Raw data

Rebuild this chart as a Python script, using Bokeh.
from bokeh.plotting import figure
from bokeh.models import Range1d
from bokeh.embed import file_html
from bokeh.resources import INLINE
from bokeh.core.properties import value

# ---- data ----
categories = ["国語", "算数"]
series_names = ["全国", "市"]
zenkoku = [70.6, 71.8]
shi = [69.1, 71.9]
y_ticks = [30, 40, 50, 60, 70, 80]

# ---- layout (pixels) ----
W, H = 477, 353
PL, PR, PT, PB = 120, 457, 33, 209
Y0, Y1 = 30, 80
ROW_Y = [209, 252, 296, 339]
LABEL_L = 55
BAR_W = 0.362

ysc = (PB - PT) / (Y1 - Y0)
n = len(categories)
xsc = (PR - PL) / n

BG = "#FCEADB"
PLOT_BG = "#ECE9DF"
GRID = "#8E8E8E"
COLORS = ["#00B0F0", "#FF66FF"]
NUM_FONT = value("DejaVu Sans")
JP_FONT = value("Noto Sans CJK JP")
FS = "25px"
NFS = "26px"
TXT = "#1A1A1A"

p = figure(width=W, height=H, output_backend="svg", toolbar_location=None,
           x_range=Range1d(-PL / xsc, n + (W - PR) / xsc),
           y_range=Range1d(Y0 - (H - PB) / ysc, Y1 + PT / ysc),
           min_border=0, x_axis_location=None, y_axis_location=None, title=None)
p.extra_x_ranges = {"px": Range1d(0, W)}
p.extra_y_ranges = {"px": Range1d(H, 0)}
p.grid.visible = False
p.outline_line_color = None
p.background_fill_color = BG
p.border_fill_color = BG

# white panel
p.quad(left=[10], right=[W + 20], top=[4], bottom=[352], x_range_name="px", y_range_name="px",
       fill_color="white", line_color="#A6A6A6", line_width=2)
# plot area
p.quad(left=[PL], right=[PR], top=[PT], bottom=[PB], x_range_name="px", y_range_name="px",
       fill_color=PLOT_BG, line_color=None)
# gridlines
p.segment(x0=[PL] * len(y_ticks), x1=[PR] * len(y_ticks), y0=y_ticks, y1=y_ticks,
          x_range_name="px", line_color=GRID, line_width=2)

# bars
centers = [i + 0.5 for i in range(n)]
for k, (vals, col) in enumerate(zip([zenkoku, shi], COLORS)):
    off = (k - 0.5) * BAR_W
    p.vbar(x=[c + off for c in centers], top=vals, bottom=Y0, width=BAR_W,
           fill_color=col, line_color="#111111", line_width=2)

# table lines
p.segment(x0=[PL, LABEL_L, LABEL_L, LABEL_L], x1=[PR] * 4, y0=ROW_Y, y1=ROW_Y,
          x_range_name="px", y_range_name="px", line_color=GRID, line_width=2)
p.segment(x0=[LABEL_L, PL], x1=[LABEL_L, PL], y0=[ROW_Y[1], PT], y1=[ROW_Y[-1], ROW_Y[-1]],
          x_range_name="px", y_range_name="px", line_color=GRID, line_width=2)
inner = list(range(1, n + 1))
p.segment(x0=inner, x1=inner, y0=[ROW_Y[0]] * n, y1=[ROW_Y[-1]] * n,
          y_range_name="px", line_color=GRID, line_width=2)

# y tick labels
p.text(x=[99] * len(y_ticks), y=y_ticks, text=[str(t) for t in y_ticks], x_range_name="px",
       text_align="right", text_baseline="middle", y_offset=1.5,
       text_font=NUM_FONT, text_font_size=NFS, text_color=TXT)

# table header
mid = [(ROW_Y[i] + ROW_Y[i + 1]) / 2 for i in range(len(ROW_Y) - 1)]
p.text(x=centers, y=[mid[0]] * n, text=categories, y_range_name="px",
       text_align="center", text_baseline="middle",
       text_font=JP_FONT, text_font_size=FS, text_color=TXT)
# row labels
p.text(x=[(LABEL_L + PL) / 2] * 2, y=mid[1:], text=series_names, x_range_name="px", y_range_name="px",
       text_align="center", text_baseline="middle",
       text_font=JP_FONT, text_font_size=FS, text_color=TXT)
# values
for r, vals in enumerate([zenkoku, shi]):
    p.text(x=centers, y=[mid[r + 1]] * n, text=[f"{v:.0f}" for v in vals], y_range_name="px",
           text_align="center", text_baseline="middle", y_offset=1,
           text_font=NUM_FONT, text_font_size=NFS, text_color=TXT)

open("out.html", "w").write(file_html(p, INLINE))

Required task
Copy out each line exactly.

Result of the task
Rebuild this chart as a Python script, using Bokeh.
from bokeh.plotting import figure
from bokeh.models import Range1d
from bokeh.embed import file_html
from bokeh.resources import INLINE
from bokeh.core.properties import value

# ---- data ----
categories = ["国語", "算数"]
series_names = ["全国", "市"]
zenkoku = [70.6, 71.8]
shi = [69.1, 71.9]
y_ticks = [30, 40, 50, 60, 70, 80]

# ---- layout (pixels) ----
W, H = 477, 353
PL, PR, PT, PB = 120, 457, 33, 209
Y0, Y1 = 30, 80
ROW_Y = [209, 252, 296, 339]
LABEL_L = 55
BAR_W = 0.362

ysc = (PB - PT) / (Y1 - Y0)
n = len(categories)
xsc = (PR - PL) / n

BG = "#FCEADB"
PLOT_BG = "#ECE9DF"
GRID = "#8E8E8E"
COLORS = ["#00B0F0", "#FF66FF"]
NUM_FONT = value("DejaVu Sans")
JP_FONT = value("Noto Sans CJK JP")
FS = "25px"
NFS = "26px"
TXT = "#1A1A1A"

p = figure(width=W, height=H, output_backend="svg", toolbar_location=None,
           x_range=Range1d(-PL / xsc, n + (W - PR) / xsc),
           y_range=Range1d(Y0 - (H - PB) / ysc, Y1 + PT / ysc),
           min_border=0, x_axis_location=None, y_axis_location=None, title=None)
p.extra_x_ranges = {"px": Range1d(0, W)}
p.extra_y_ranges = {"px": Range1d(H, 0)}
p.grid.visible = False
p.outline_line_color = None
p.background_fill_color = BG
p.border_fill_color = BG

# white panel
p.quad(left=[10], right=[W + 20], top=[4], bottom=[352], x_range_name="px", y_range_name="px",
       fill_color="white", line_color="#A6A6A6", line_width=2)
# plot area
p.quad(left=[PL], right=[PR], top=[PT], bottom=[PB], x_range_name="px", y_range_name="px",
       fill_color=PLOT_BG, line_color=None)
# gridlines
p.segment(x0=[PL] * len(y_ticks), x1=[PR] * len(y_ticks), y0=y_ticks, y1=y_ticks,
          x_range_name="px", line_color=GRID, line_width=2)

# bars
centers = [i + 0.5 for i in range(n)]
for k, (vals, col) in enumerate(zip([zenkoku, shi], COLORS)):
    off = (k - 0.5) * BAR_W
    p.vbar(x=[c + off for c in centers], top=vals, bottom=Y0, width=BAR_W,
           fill_color=col, line_color="#111111", line_width=2)

# table lines
p.segment(x0=[PL, LABEL_L, LABEL_L, LABEL_L], x1=[PR] * 4, y0=ROW_Y, y1=ROW_Y,
          x_range_name="px", y_range_name="px", line_color=GRID, line_width=2)
p.segment(x0=[LABEL_L, PL], x1=[LABEL_L, PL], y0=[ROW_Y[1], PT], y1=[ROW_Y[-1], ROW_Y[-1]],
          x_range_name="px", y_range_name="px", line_color=GRID, line_width=2)
inner = list(range(1, n + 1))
p.segment(x0=inner, x1=inner, y0=[ROW_Y[0]] * n, y1=[ROW_Y[-1]] * n,
          y_range_name="px", line_color=GRID, line_width=2)

# y tick labels
p.text(x=[99] * len(y_ticks), y=y_ticks, text=[str(t) for t in y_ticks], x_range_name="px",
       text_align="right", text_baseline="middle", y_offset=1.5,
       text_font=NUM_FONT, text_font_size=NFS, text_color=TXT)

# table header
mid = [(ROW_Y[i] + ROW_Y[i + 1]) / 2 for i in range(len(ROW_Y) - 1)]
p.text(x=centers, y=[mid[0]] * n, text=categories, y_range_name="px",
       text_align="center", text_baseline="middle",
       text_font=JP_FONT, text_font_size=FS, text_color=TXT)
# row labels
p.text(x=[(LABEL_L + PL) / 2] * 2, y=mid[1:], text=series_names, x_range_name="px", y_range_name="px",
       text_align="center", text_baseline="middle",
       text_font=JP_FONT, text_font_size=FS, text_color=TXT)
# values
for r, vals in enumerate([zenkoku, shi]):
    p.text(x=centers, y=[mid[r + 1]] * n, text=[f"{v:.0f}" for v in vals], y_range_name="px",
           text_align="center", text_baseline="middle", y_offset=1,
           text_font=NUM_FONT, text_font_size=NFS, text_color=TXT)

open("out.html", "w").write(file_html(p, INLINE))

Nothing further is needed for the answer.